Maybe a better place to post this question…

Any concerns over your boy Hutchinson right now? Looks like his velo is down a little bit to begin the year and I’d like to drop someone to pick up Ottivino.

10 team h2h league, my pitching staff is:

SP Hamels, Arrieta, Carrasco, DeGrom. Wacha, Shoemaker, Kuechel, Paxton, Hutchinson

CL Rondon, Casilla, Cecil

With the news of Hawkins losing his job, I am eager to pick up Ottavino. In addition to these pitchers, I have Duda as my only bench bat. So would you drop any of Hutchinson, Paxton, and Cecil for him? Thanks Eno.

Mike W.
9 years ago
Reply to  Cason Jolette

Not Eno obviously, but if you need saves I would drop Cecil.

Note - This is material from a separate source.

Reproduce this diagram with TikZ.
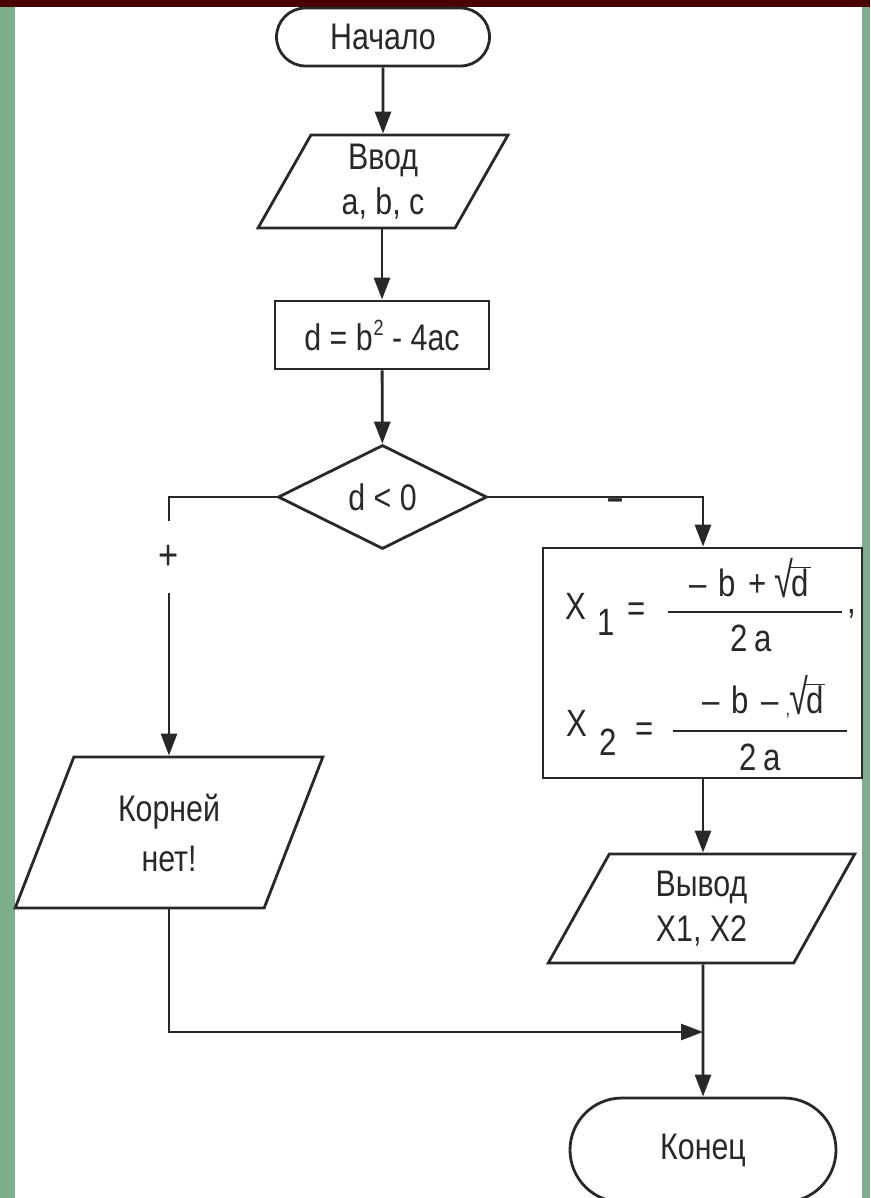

While I think Castro could lose the job if his wildness becomes bad, I think it’s much more plausible that the 40 year old Betantcourt loses his job to Ottivino than the electric Castro loses his job to Cecil (who I also think is hurt unfairly by the fact Gibbons doesn’t seem crazy about having a Lefty closer).

No guarantee that Ottavino gets the job, Betancourt has been counted out before and pitched well somehow, but I would count on him losing it before Castro losing his job.

Andrew J.
9 years ago
Reply to  Mike W.

Weiss told Ottavino before yesterday’s game that he has the closer’s job – he then K’ed the side in the 9th for the save. Get him while you still can.